1 teabag for 400mL water, bare, two-minute steep.
Got a box of 50 foil-sealed bags for Christmas, as a loving gift, so I feel a bit guilty giving this tea an honest review, but here goes …
The Royal Albert crowd put out some lively china. I own a Royal ALbert “Regency” tea cup and saucer (http://www.amazon.com/Royal-Albert-1900-Regency-Tea-Saucer/dp/B001RIYRW6) and several Royal Albert mugs. Beautiful pieces.
But when the Royal Albert people urge me to “enjoy this superior [green] tea at its best” by steeping the green tea in freshly boiled water for 3-5 minutes, and then gently squeezing the teabag, I, uh, get suspicious. And I did no such thing when brewing a cuppa of Royal Albert Green.

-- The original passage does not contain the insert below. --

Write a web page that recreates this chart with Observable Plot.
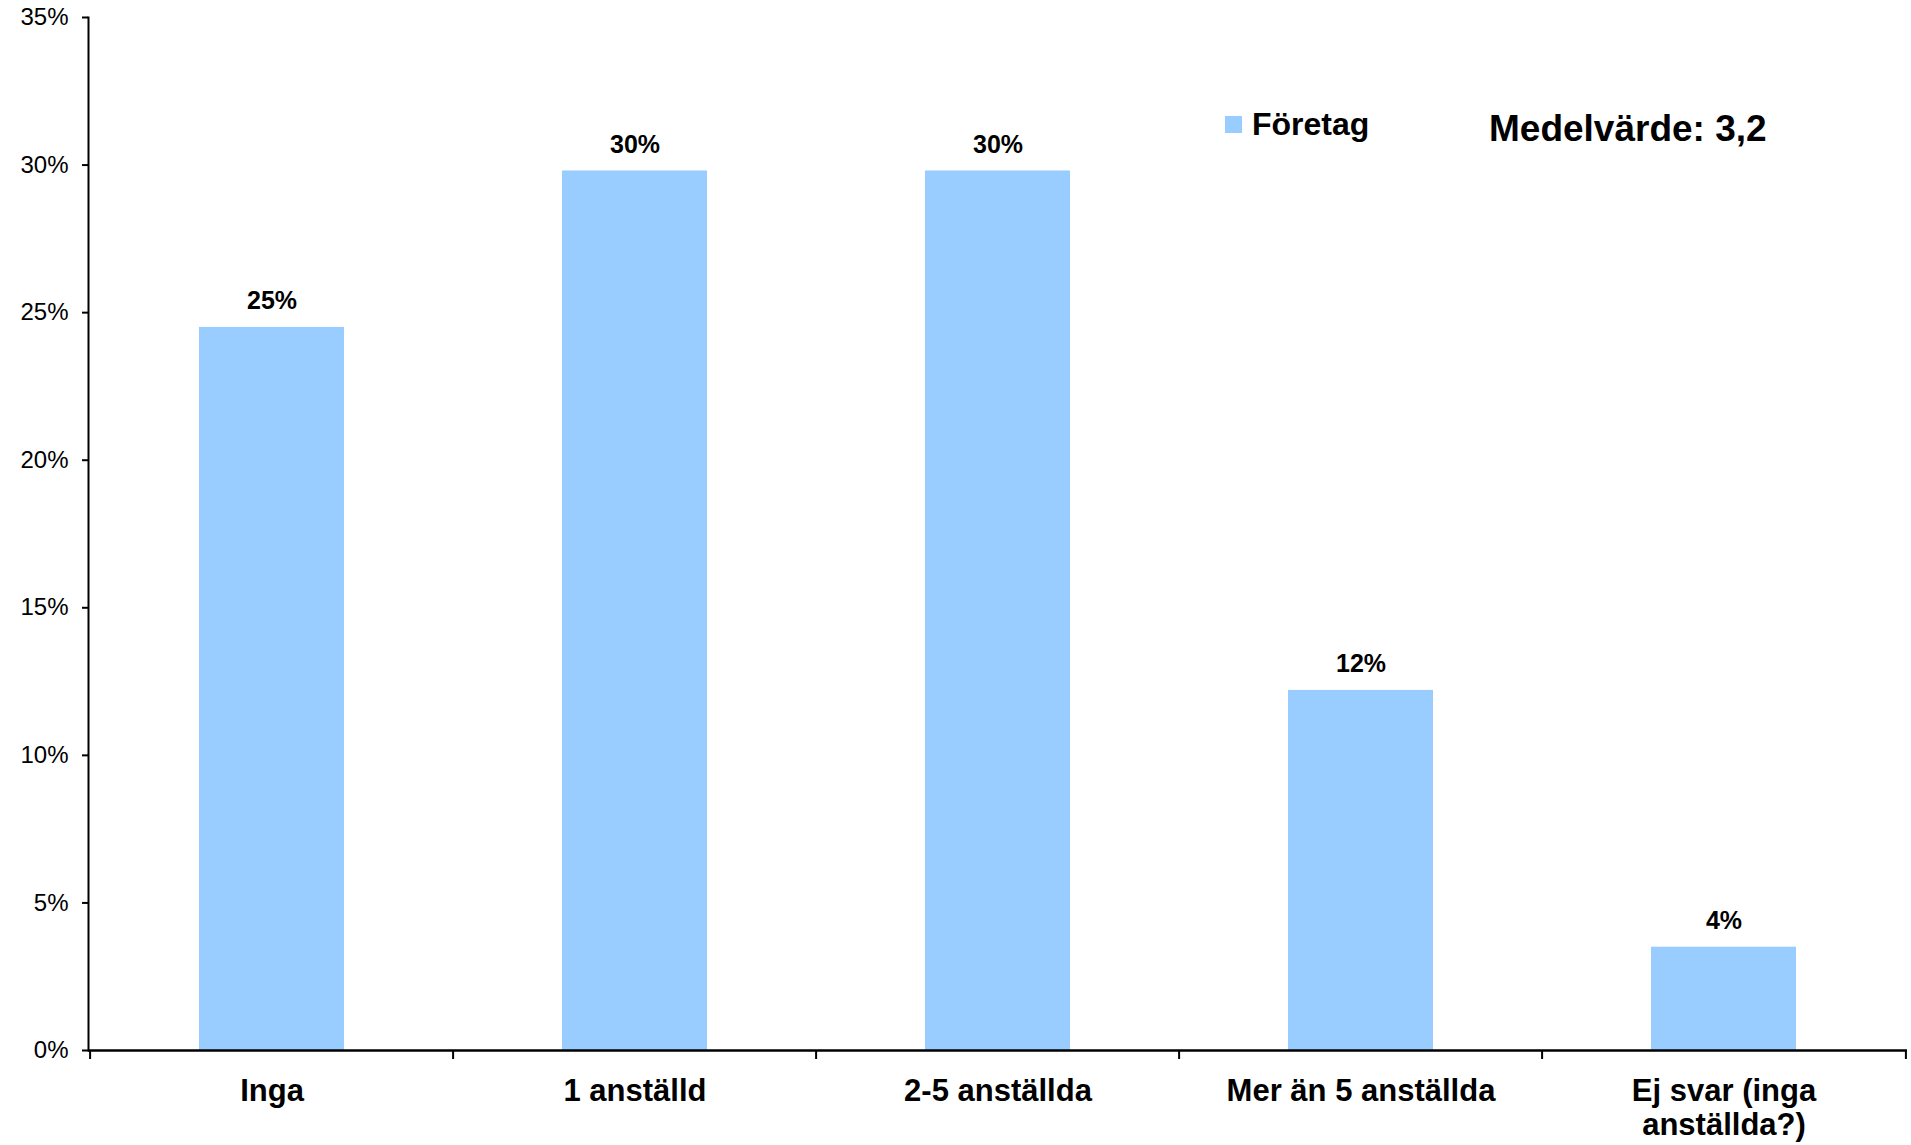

The bags are thick and cloudy gauze with about 1.5 tsp of teeny weeny leaves — almost crumbs — imprisoned within. The tea smells stale. Or is that the gauze, which is almost thick enough to dress a wound? Steeped two minutes at off-the-boil water, the leaves release an attractively pale green liquour. However, this tea tastes about as good as it smells: stale. Stale lawn clippings. A very grassy green tea, and tending towards bitterness. Last year’s grass that dried and fell off the mower blades onto the basement floor. (Yes, there’s an unpleasant metallic tinge, too — faint, but undeniable.
Maybe it would taste better if made according to directions, but I doubt it.
I can’t even finish the cup.
That cup is lovely!
Isn’t it? Not too floral and girly. It came with a matching dessert plate.